Z początku nie byłem pewien, czym jest ten przedmiot. Zamiast od razu pytać mojej siostry, postanowiłem wrzucić jego zdjęcie do internetu i zapytać innych. Zorganizowałem szybką ankietę – może ktoś będzie wiedział, z czym mamy do czynienia?
Odpowiedzi było sporo. Najczęściej powtarzała się sugestia, że to fragment starej damskiej torebki – prawdopodobnie klapa lub ozdobna część zamknięcia.
Wtedy przypomniałem sobie, jak moja siostra w dzieciństwie zawsze nosiła ze sobą małe torebeczki pełne skarbów – spinki, guziki, drobne notatki. Być może ten fragment należał do jednej z nich… a może nawet do naszej mamy?

Zaciekawiony, zacząłem czytać o historii damskich torebek. Zdziwiło mnie, jak wiele się zmieniło na przestrzeni lat – zarówno pod względem stylu, jak i funkcjonalności. Torebka to nie tylko dodatek do stroju, ale czasem osobisty skarbiec, pełen wspomnień.
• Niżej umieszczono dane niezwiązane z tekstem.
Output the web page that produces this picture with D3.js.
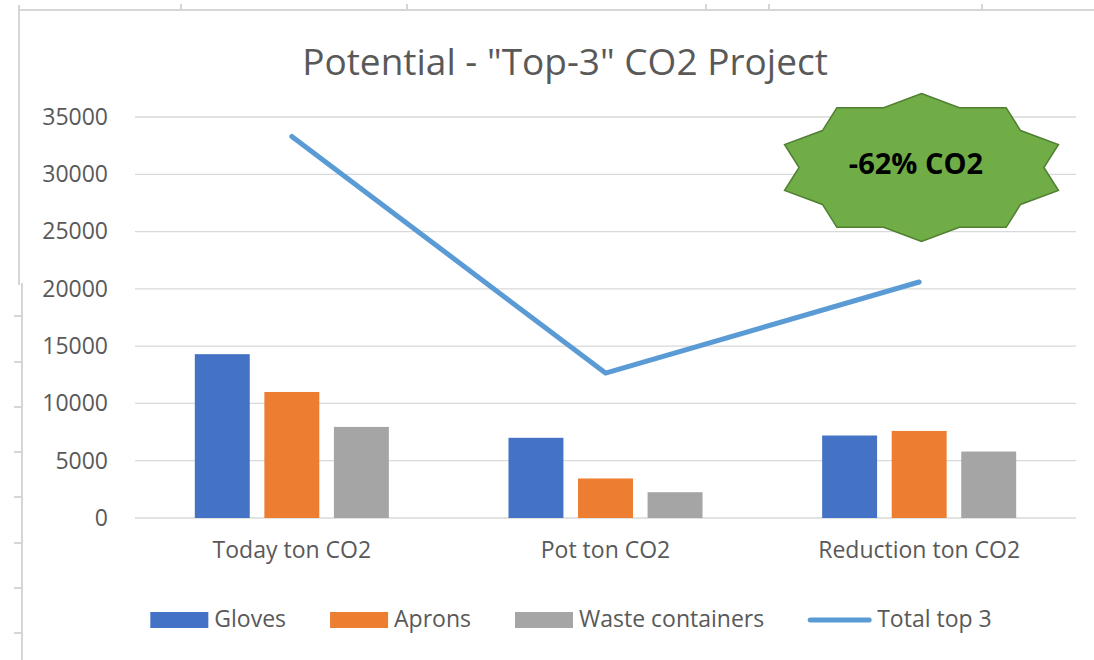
<!DOCTYPE html>
<html>
<head>
<meta charset="utf-8">
<script src="https://cdn.jsdelivr.net/npm/d3@7"></script>
<style>
  body { margin: 0; background: #fff; }
  svg { display: block; font-family: "Open Sans", sans-serif; }
</style>
</head>
<body>
<div id="chart"></div>
<script>
// ---- data ----
var categories = ['Today ton CO2', 'Pot ton CO2', 'Reduction ton CO2'];
var series_names = ['Gloves', 'Aprons', 'Waste containers'];
var gloves = [14300, 7000, 7200];
var aprons = [11000, 3450, 7600];
var waste = [7950, 2250, 5800];
var total_top3 = [33300, 12650, 20600];
var line_name = 'Total top 3';
var y_ticks = [0, 5000, 10000, 15000, 20000, 25000, 30000, 35000];
var callout_text = '-62% CO2';

// ---- layout ----
var W = 1094, H = 660;
var plot = {left: 135, right: 1076, top: 117, bottom: 518};
var colors = ['#4472C4', '#ED7D31', '#A5A5A5'];
var line_color = '#5B9BD5';
var text_color = '#595959';
var grid_color = '#D9D9D9';
var frame_color = '#D6D6D6';

// spreadsheet cell borders behind the chart
var frame_top_ticks = [181, 407, 706, 769, 982];
var frame_left_ticks = [316, 362, 407, 452, 497, 543, 588, 633];

var svg = d3.select('#chart').append('svg').attr('width', W).attr('height', H);

var frame = svg.append('g').attr('stroke', frame_color).attr('stroke-width', 2);
frame.append('line').attr('x1', 19).attr('x2', W).attr('y1', 10).attr('y2', 10);
frame.append('line').attr('x1', 19).attr('x2', 19).attr('y1', 5).attr('y2', 285);
frame.append('line').attr('x1', 22).attr('x2', 22).attr('y1', 283).attr('y2', H);
frame.selectAll('.tt').data(frame_top_ticks).enter().append('line')
    .attr('x1', d => d).attr('x2', d => d).attr('y1', 4).attr('y2', 10);
frame.selectAll('.lt').data(frame_left_ticks).enter().append('line')
    .attr('x1', 14).attr('x2', 22).attr('y1', d => d).attr('y2', d => d);

// ---- scales ----
var x0 = d3.scaleBand().domain(categories).range([plot.left, plot.right]);
var x1 = d3.scaleBand().domain(series_names).range([0, x0.bandwidth()])
           .paddingInner(0.21).paddingOuter(0.86);
var y = d3.scaleLinear().domain([0, 35000]).range([plot.bottom, plot.top]);

// grid
svg.append('g').selectAll('line').data(y_ticks).enter().append('line')
    .attr('x1', plot.left).attr('x2', plot.right)
    .attr('y1', d => y(d)).attr('y2', d => y(d))
    .attr('stroke', grid_color).attr('stroke-width', 1.3);

// y axis labels
var yAxis = d3.axisLeft(y).tickValues(y_ticks).tickSize(0).tickPadding(0).tickFormat(d3.format('d'));
var yg = svg.append('g').attr('transform', 'translate(108,0)').call(yAxis);
yg.select('.domain').remove();
yg.selectAll('text').attr('fill', text_color).attr('font-size', 23)
  .attr('font-family', '"Open Sans", sans-serif');

// x axis labels
var xAxis = d3.axisBottom(x0).tickSize(0).tickPadding(0);
var xg = svg.append('g').attr('transform', 'translate(0,' + 542 + ')').call(xAxis);
xg.select('.domain').remove();
xg.selectAll('text').attr('fill', text_color).attr('font-size', 23)
  .attr('font-family', '"Open Sans", sans-serif');

// bars
var bar_series = [gloves, aprons, waste];
var groups = svg.append('g').selectAll('g').data(categories).enter().append('g')
    .attr('transform', d => 'translate(' + x0(d) + ',0)');
groups.selectAll('rect')
    .data((c, ci) => series_names.map((s, si) => ({s: s, si: si, v: bar_series[si][ci]})))
    .enter().append('rect')
    .attr('x', d => x1(d.s))
    .attr('width', x1.bandwidth())
    .attr('y', d => y(d.v))
    .attr('height', d => y(0) - y(d.v))
    .attr('fill', d => colors[d.si]);

// total line
var line = d3.line().x((d, i) => x0(categories[i]) + x0.bandwidth() / 2).y(d => y(d));
svg.append('path').datum(total_top3)
    .attr('d', line).attr('fill', 'none')
    .attr('stroke', line_color).attr('stroke-width', 5)
    .attr('stroke-linecap', 'round').attr('stroke-linejoin', 'round');

// title
svg.append('text').attr('x', 565).attr('y', 75)
    .attr('text-anchor', 'middle').attr('font-size', 37).attr('fill', text_color)
    .text('Potential - "Top-3" CO2 Project');

// star callout (10 points)
var star = {cx: 921.5, cy: 167.5, rx: 144, ry: 74, inner: 0.85};
var star_pts = d3.range(20).map(i => {
    var a = Math.PI / 2 - i * Math.PI / 10;
    var k = i % 2 === 0 ? 1 : star.inner;
    return [star.cx + star.rx * k * Math.cos(a), star.cy - star.ry * k * Math.sin(a)];
});
svg.append('path').attr('d', 'M' + star_pts.join('L') + 'Z')
    .attr('fill', '#70AD47').attr('stroke', '#507E32').attr('stroke-width', 1.5);
svg.append('text').attr('x', 916).attr('y', 174)
    .attr('text-anchor', 'middle').attr('font-size', 29).attr('font-weight', 700)
    .attr('fill', '#000').text(callout_text);

// legend
var legend_items = series_names.map((s, i) => ({name: s, color: colors[i], type: 'rect'}))
    .concat([{name: line_name, color: line_color, type: 'line'}]);
var lg = svg.append('g');
var lx = 0;
var legend_gap = 44;
legend_items.forEach((d, i) => {
    var g = lg.append('g').attr('transform', 'translate(' + lx + ',0)');
    var sw = 58;
    if (d.type === 'rect') {
        g.append('rect').attr('x', 0).attr('y', 612).attr('width', sw).attr('height', 16).attr('fill', d.color);
    } else {
        sw = 63;
        g.append('line').attr('x1', 2).attr('x2', sw - 2).attr('y1', 620).attr('y2', 620)
            .attr('stroke', d.color).attr('stroke-width', 5).attr('stroke-linecap', 'round');
    }
    var t = g.append('text').attr('x', sw + 6).attr('y', 627).attr('font-size', 23)
        .attr('fill', text_color).text(d.name);
    lx += sw + 6 + t.node().getComputedTextLength() + legend_gap;
});
var lw = lx - legend_gap;
lg.attr('transform', 'translate(' + (571 - lw / 2) + ',0)');
</script>
</body>
</html>
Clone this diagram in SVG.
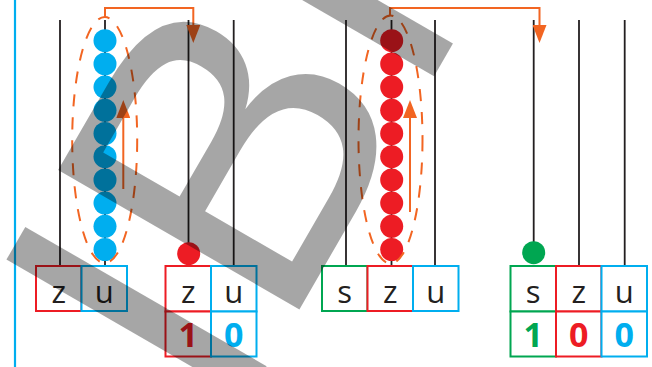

Dzieci, które znalazły ten przedmiot, od razu zaczęły snuć opowieści: „Może były tam listy miłosne?”, „A może magiczne klucze?”. Postanowiliśmy nie wyrzucać tego znaleziska. Umieściliśmy je na półce, gdzie stało się symbolem wspomnień i przypomnieniem, że czasem to właśnie najmniejsze rzeczy mają największą wartość emocjonalną.